Well, here’s one way:

CREATE TABLE customers (
    id int primary key auto_increment,
    name varchar(32) not null,
    public_id char(36) not null unique default uuid()
);

Note that the manual says:

Warning

Although UUID() values are intended to be unique, they are not necessarily unguessable or unpredictable. If unpredictability is required, UUID values should be generated some other way.

So this is simple, and maybe will float your goat, but we can also try better:

CREATE TABLE customers (
    id int primary key auto_increment,
    name varchar(32) not null,
    public_id char(24) not null unique default to_base64(random_bytes(18))
);

This will be a nice and dense identifier, but it will have characters + and / which don’t play well with URLs.
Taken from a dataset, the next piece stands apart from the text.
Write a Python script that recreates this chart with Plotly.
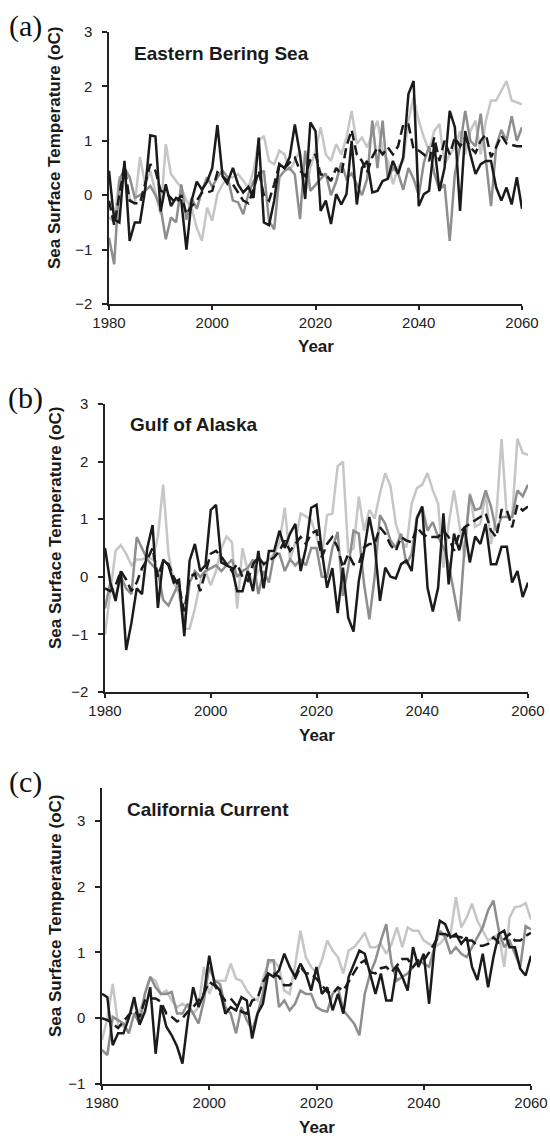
import plotly.graph_objects as go

W, H = 550, 1140
years = list(range(1980, 2061))

# ---------------- Panel (a) Eastern Bering Sea ----------------
a_black = [0.45, -0.45, -0.5, 0.63, -0.84, -0.5, -0.5, 0.1, 1.1, 1.08,
           -0.3, 0.2, -0.2, -0.05, -0.1, -1.0, -0.1, 0.25, 0.1, 0.25,
           0.5, 1.29, 0.35, 0.25, 0.5, 0.2, 0.05, 0.15, -0.05, 1.06,
           -0.5, -0.55, -0.1, 0.57, 0.5, 0.7, 1.3, 0.75, -0.07, 1.34,
           1.18, -0.29, -0.1, -0.53, 0.02, -0.17, 0.02, 1.0, -0.17, 0.5,
           0.63, 0.05, 0.08, 0.26, 0.3, 0.63, 0.39, 0.7, 1.86, 2.1,
           -0.2, 0.02, 0.08, 0.94, 0.08, 0.5, 1.55, 1.25, -0.29, 1.18,
           0.75, 0.39, 0.57, 0.63, 0.63, 0.14, -0.1, 0.14, -0.17, 0.33,
           -0.25]
a_dgray = [-0.78, -1.27, 0.26, 0.5, 0.33, -0.05, 0.0, 0.08, 0.17, 0.0,
           -0.23, -0.81, -0.41, -0.5, 0.2, -0.45, -0.05, -0.25, 0.08, 0.33,
           0.15, 0.33, 0.45, 0.33, -0.1, -0.13, -0.35, 0.02, 0.26, 0.38,
           0.45, -0.47, -0.63, 0.33, 0.45, 0.5, 0.38, -0.44, 0.82, 0.08,
           0.2, 0.3, 0.4, 0.0, 0.25, 0.6, 0.3, 0.4, 0.2, 0.0,
           0.3, 1.37, 0.5, 1.37, 0.3, 0.5, 0.4, 0.1, 0.5, 0.3,
           0.0, 0.6, 0.9, 0.4, 0.1, 0.2, -0.84, 0.4, 0.9, 1.55,
           1.0, 0.9, 1.5, 0.6, -0.2, 0.9, 1.2, 1.0, 1.45, 1.0,
           1.25]
a_lgray = [-0.4, -0.5, 0.33, 0.33, -0.05, -0.17, 0.7, 0.2, 0.45, 0.02,
           -0.35, 0.94, 0.39, 0.26, 0.14, -0.1, -0.23, -0.6, -0.84, -0.23,
           -0.47, 0.02, 0.2, 0.33, 0.33, 0.39, 0.26, 0.14, 0.45, 1.0,
           1.09, 0.63, 0.57, 0.82, 0.75, 0.45, 0.63, 0.82, 0.02, 0.51,
           0.82, 1.25, 0.75, 0.63, 0.94, 0.75, 1.06, 1.55, 0.94, 1.06,
           0.88, 1.12, 1.37, 0.82, 0.63, 0.2, 0.51, 0.63, 1.37, 1.8,
           1.37, 1.06, 0.82, 1.18, 1.31, 0.57, 0.75, 0.88, 1.18, 0.75,
           1.18, 1.37, 0.75, 1.37, 1.74, 1.74, 1.92, 2.1, 1.74, 1.7,
           1.67]
a_dash = [-0.1, -0.55, 0.0, 0.55, -0.1, -0.15, -0.15, 0.2, 0.57, 0.45,
          0.08, 0.05, -0.05, -0.15, 0.0, -0.35, -0.2, -0.1, 0.05, 0.05,
          0.08, 0.42, 0.35, 0.2, 0.2, 0.05, -0.1, -0.15, 0.1, 0.45,
          0.0, -0.1, 0.2, 0.57, 0.5, 0.6, 0.69, 0.45, 0.35, 0.65,
          0.75, 0.38, 0.38, 0.26, 0.5, 0.38, 0.9, 1.2, 0.75, 0.63,
          0.42, 0.7, 0.88, 0.75, 0.88, 0.75, 0.9, 1.3, 1.3, 0.85,
          0.82, 0.75, 0.63, 1.06, 0.63, 1.0, 0.75, 1.06, 0.9, 1.06,
          0.88, 0.78, 1.0, 1.12, 0.7, 0.88, 1.1, 0.95, 0.92, 0.9,
          0.9]

# ---------------- Panel (b) Gulf of Alaska ----------------
b_black = [0.5, -0.1, -0.42, 0.1, -1.27, -0.8, -0.2, -0.3, 0.5, 0.9,
           -0.54, 0.3, 0.2, -0.1, -0.05, -1.03, 0.28, 0.57, 0.1, 0.2,
           1.16, 1.25, 0.25, 0.2, 0.15, -0.25, -0.25, 0.1, -0.25, 0.45,
           -0.2, 0.45, 0.45, 0.8, 0.5, 0.75, 0.92, 0.1, 0.5, 1.2,
           1.25, 0.45, -0.19, 0.15, -0.63, 0.16, -0.71, -0.95, -0.07, 0.45,
           1.04, 0.57, -0.42, 0.16, 0.0, -0.03, 0.22, 0.28, 0.1, 1.01,
           1.22, -0.19, -0.6, -0.19, 1.1, -0.13, 0.75, 0.46, 0.86, 0.25,
           0.7, 0.57, 0.92, 0.22, 0.22, 0.52, 0.52, -0.1, 0.1, -0.35,
           -0.1]
b_dgray = [-0.55, -0.1, -0.35, 0.0, -0.2, -0.3, 0.69, 0.5, 0.3, 0.2,
           0.1, -0.4, -0.5, -0.3, -0.1, -0.9, -0.1, 0.1, 0.0, 0.1,
           0.15, 0.2, 0.1, 0.2, 0.3, 0.0, 0.1, 0.15, 0.3, -0.3,
           0.1, -0.1, 0.4, 0.4, 0.1, 0.3, 0.2, 0.3, 0.2, 0.5,
           0.5, 0.0, 0.0, 0.5, 0.78, -0.33, 0.16, 0.8, 0.75, -0.13,
           -0.74, 0.0, 1.07, 0.92, 0.63, 0.51, 0.75, 0.22, 0.4, 1.04,
           1.22, 0.8, 0.95, 0.69, 0.51, 0.22, -0.3, -0.77, 0.51, 1.42,
           1.16, 1.19, 1.5, 1.22, 0.8, 1.04, 1.04, 1.04, 1.5, 1.4,
           1.6]
b_lgray = [-1.0, -0.3, 0.45, 0.55, 0.4, 0.2, 0.3, 0.3, 0.35, 0.3,
           0.7, 1.6, 0.4, -0.1, -0.3, -0.9, -0.9, -0.55, -0.1, 0.1,
           -0.15, 0.1, 0.5, 0.7, 0.6, -0.55, 0.5, 0.1, -0.1, 0.1,
           0.2, 0.3, 0.4, 0.6, 1.2, 0.3, 0.6, 1.1, 1.05, 0.98,
           0.7, 0.34, 1.07, 1.1, 1.92, 2.0, 0.43, 0.49, 1.39, 0.8,
           1.16, 1.01, 1.45, 1.8, 1.57, 0.92, 0.63, 0.51, 1.27, 1.54,
           1.6, 1.8, 1.5, 1.27, 0.16, 0.92, 1.5, 0.92, 0.34, 1.45,
           0.87, 0.92, 1.45, 0.57, 1.04, 2.39, 1.04, 1.04, 2.4, 2.15,
           2.12]
b_dash = [-0.2, -0.25, -0.15, 0.1, -0.05, -0.25, -0.1, 0.15, 0.3, 0.5,
          0.0, 0.28, 0.22, 0.0, -0.18, -0.6, 0.0, 0.05, -0.25, 0.1,
          0.4, 0.45, 0.35, 0.22, 0.1, 0.22, 0.0, -0.07, 0.22, 0.34,
          0.22, 0.28, 0.34, 0.45, 0.63, 0.45, 0.57, 0.69, 0.57, 0.75,
          0.8, 0.34, 0.57, 0.69, 0.51, 0.16, 0.4, 0.22, 0.22, 0.51,
          0.57, 0.57, 0.86, 0.75, 0.55, 0.45, 0.69, 0.63, 0.6, 0.86,
          0.75, 0.69, 0.69, 0.69, 0.8, 0.69, 0.45, 0.75, 0.86, 0.92,
          0.98, 1.04, 1.1, 0.8, 0.69, 1.16, 1.16, 0.86, 1.25, 1.15,
          1.22]

# ---------------- Panel (c) California Current ----------------
c_black = [0.37, 0.32, -0.41, -0.23, -0.23, 0.0, 0.32, -0.1, 0.1, 0.47,
           -0.54, 0.2, -0.13, -0.26, -0.43, -0.69, -0.03, 0.47, 0.17, 0.37,
           0.95, 0.52, 0.42, 0.07, 0.17, 0.12, 0.32, 0.27, -0.31, 0.07,
           0.22, 0.68, 0.63, 0.73, 0.98, 0.78, 0.63, 0.83, 0.68, 0.42,
           0.78, 0.37, 0.47, 0.12, 0.37, 0.07, 0.63, 0.83, 1.03, 0.98,
           0.68, 0.37, 0.68, 0.27, 0.27, 0.78, 0.63, 0.42, 1.08, 0.78,
           0.98, 0.22, 1.08, 1.48, 1.43, 1.23, 1.28, 1.13, 1.23, 0.78,
           0.58, 0.98, 0.47, 0.93, 1.28, 1.33, 1.08, 1.08, 0.75, 0.65,
           0.95]
c_dgray = [-0.48, -0.56, 0.02, -0.03, -0.08, -0.23, 0.07, -0.08, 0.37, 0.63,
           0.47, 0.37, 0.37, 0.4, 0.07, 0.07, 0.22, 0.07, -0.08, 0.27,
           0.78, 0.57, 0.52, 0.17, 0.07, -0.23, 0.17, -0.03, -0.18, 0.07,
           0.37, 0.88, 0.88, 0.17, 0.27, 0.12, 0.22, 0.42, 0.37, 0.37,
           0.17, 0.12, 0.1, 0.37, 0.47, 0.12, 0.02, -0.08, -0.26, 0.37,
           0.68, 0.88, 1.18, 1.43, 0.83, 0.57, 0.63, 0.68, 0.78, 0.88,
           0.83, 0.78, 1.08, 1.33, 1.23, 0.98, 1.08, 0.98, 0.93, 1.08,
           1.23, 1.38, 1.64, 1.79, 1.33, 1.08, 1.18, 0.98, 0.78, 1.4,
           1.35]
c_lgray = [-0.33, 0.0, 0.52, -0.1, -0.13, 0.02, 0.22, 0.07, 0.37, 0.62,
           0.57, 0.37, 0.42, 0.27, 0.17, 0.22, 0.17, 0.07, 0.17, 0.78,
           0.37, 0.57, 0.57, 0.57, 0.83, 0.6, 0.57, 0.42, 0.32, 0.27,
           0.6, 0.83, 0.88, 0.78, 0.42, 0.37, 0.8, 1.33, 0.93, 0.78,
           0.68, 0.88, 1.18, 1.03, 0.93, 0.68, 1.03, 1.08, 1.18, 1.3,
           1.08, 1.08, 1.13, 0.98, 1.13, 1.38, 1.08, 1.38, 1.33, 1.33,
           1.18, 1.13, 1.08, 1.13, 1.23, 1.28, 1.84, 1.38, 1.53, 1.74,
           1.48, 1.33, 1.18, 1.23, 1.28, 0.78, 1.53, 1.69, 1.7, 1.75,
           1.5]
c_dash = [0.0, -0.03, -0.08, -0.15, -0.05, 0.05, 0.12, 0.02, 0.27, 0.3,
          0.3, 0.25, 0.07, 0.02, -0.05, 0.0, 0.1, 0.17, 0.27, 0.38,
          0.55, 0.5, 0.37, 0.27, 0.3, 0.2, 0.1, 0.07, 0.27, 0.3,
          0.55, 0.68, 0.68, 0.63, 0.5, 0.5, 0.6, 0.78, 0.68, 0.68,
          0.6, 0.5, 0.4, 0.37, 0.47, 0.42, 0.55, 0.7, 0.83, 0.88,
          0.7, 0.68, 0.76, 0.78, 0.7, 0.8, 0.9, 0.9, 0.78, 0.88,
          0.88, 1.0, 1.15, 1.28, 1.28, 1.23, 1.25, 1.23, 1.18, 1.18,
          1.1, 1.1, 1.13, 1.23, 1.15, 1.2, 1.28, 1.18, 1.18, 1.25,
          1.3]

panel_titles = ["Eastern Bering Sea", "Gulf of Alaska", "California Current"]
panel_letters = ["(a)", "(b)", "(c)"]
y_ranges = [[-2, 3], [-2, 3], [-1, 3.5]]
y_ticks = [[-2, -1, 0, 1, 2, 3], [-2, -1, 0, 1, 2, 3], [-1, 0, 1, 2, 3]]
x_ticks = [1980, 2000, 2020, 2040, 2060]
y_title = "Sea Surface Temperature (oC)"
x_title = "Year"

panels = [
    (a_lgray, a_dgray, a_black, a_dash),
    (b_lgray, b_dgray, b_black, b_dash),
    (c_lgray, c_dgray, c_black, c_dash),
]

# plot-area pixel boxes (left, right, top, bottom)
boxes = [(109, 522, 32, 304), (105, 528, 404, 692), (102, 531, 788, 1084)]

BLACK = "#1b1b1b"
DGRAY = "#8e8e8e"
LGRAY = "#c6c6c6"
styles = [(LGRAY, "solid"), (DGRAY, "solid"), (BLACK, "solid"), (BLACK, "10px,5px")]

def px(x):
    return x / W

def py(y):
    return 1 - y / H

fig = go.Figure()
layout = {}
annotations = []
for i, (series, box) in enumerate(zip(panels, boxes)):
    l, r, t, b = box
    xa = "x" if i == 0 else f"x{i+1}"
    ya = "y" if i == 0 else f"y{i+1}"
    for vals, (col, dash) in zip(series, styles):
        fig.add_trace(go.Scatter(x=years, y=vals, mode="lines", xaxis=xa, yaxis=ya,
                                 line=dict(color=col, width=2.5, dash=dash),
                                 showlegend=False, hoverinfo="skip"))
    key = "" if i == 0 else str(i + 1)
    layout["xaxis" + key] = dict(
        domain=[px(l), px(r)], anchor=ya, range=[1980, 2060], automargin=False,
        tickvals=x_ticks, ticktext=[str(v) for v in x_ticks],
        showline=True, linecolor="#222", linewidth=1.5, ticks="outside",
        ticklen=4, tickwidth=1.5, tickcolor="#222", showgrid=False, zeroline=False,
        tickfont=dict(family="Liberation Sans, Arial", size=15, color="#222"),
    )
    layout["yaxis" + key] = dict(
        domain=[py(b), py(t)], anchor=xa, range=y_ranges[i], automargin=False,
        tickvals=y_ticks[i], showline=True, linecolor="#222", linewidth=1.5,
        ticks="outside", ticklen=5, tickwidth=1.5, tickcolor="#222",
        ticklabelstandoff=7,
        showgrid=False, zeroline=False,
        tickfont=dict(family="Liberation Sans, Arial", size=15, color="#222"),
    )
    # panel letter
    annotations.append(dict(text=panel_letters[i], x=px(25), y=py(t - 6), xref="paper", yref="paper",
                            xanchor="center", yanchor="middle", showarrow=False,
                            font=dict(family="Liberation Serif, Times New Roman", size=30, color="#111")))
    # panel title
    annotations.append(dict(text="<b>" + panel_titles[i] + "</b>", x=px(l + 23), y=py(t + 21),
                            xref="paper", yref="paper", xanchor="left", yanchor="middle",
                            showarrow=False,
                            font=dict(family="Liberation Sans, Arial", size=19, color="#1a1a1a")))
    # y title
    annotations.append(dict(text="<b>" + y_title + "</b>", x=px(55), y=py((t + b) / 2 - 20),
                            xref="paper", yref="paper", xanchor="center", yanchor="middle",
                            textangle=-90, showarrow=False,
                            font=dict(family="Liberation Sans, Arial", size=17, color="#1a1a1a")))
    # x title
    annotations.append(dict(text="<b>" + x_title + "</b>", x=px((l + r) / 2), y=py(b + 43),
                            xref="paper", yref="paper", xanchor="center", yanchor="middle",
                            showarrow=False,
                            font=dict(family="Liberation Sans, Arial", size=17, color="#1a1a1a")))

fig.update_layout(
    width=W, height=H, margin=dict(l=0, r=0, t=0, b=0, autoexpand=False),
    paper_bgcolor="white", plot_bgcolor="white",
    annotations=annotations, **layout,
)

fig.write_html("out.html")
You can encode them, of course, but if you want to go one lazier, you can also do this:

CREATE TABLE customers (
    id int primary key auto_increment,
    name varchar(32) not null,
    public_id char(32) not null unique default hex(random_bytes(16))
);

Mind you, the identifier will get quite a bit longer this way.

To get the best of both worlds, we can do this, at the expense of a really long default value:

CREATE TABLE customers (
    id int primary key auto_increment,
    name varchar(32) not null,
    public_id char(24) not null unique default replace(replace(to_base64(random_bytes(18)), '+', '_'), '/', '-')
);

Also note that messing around with MD5()/SHA()/SHA1()/SHA2() is no better than just generating a random hex string with a given length.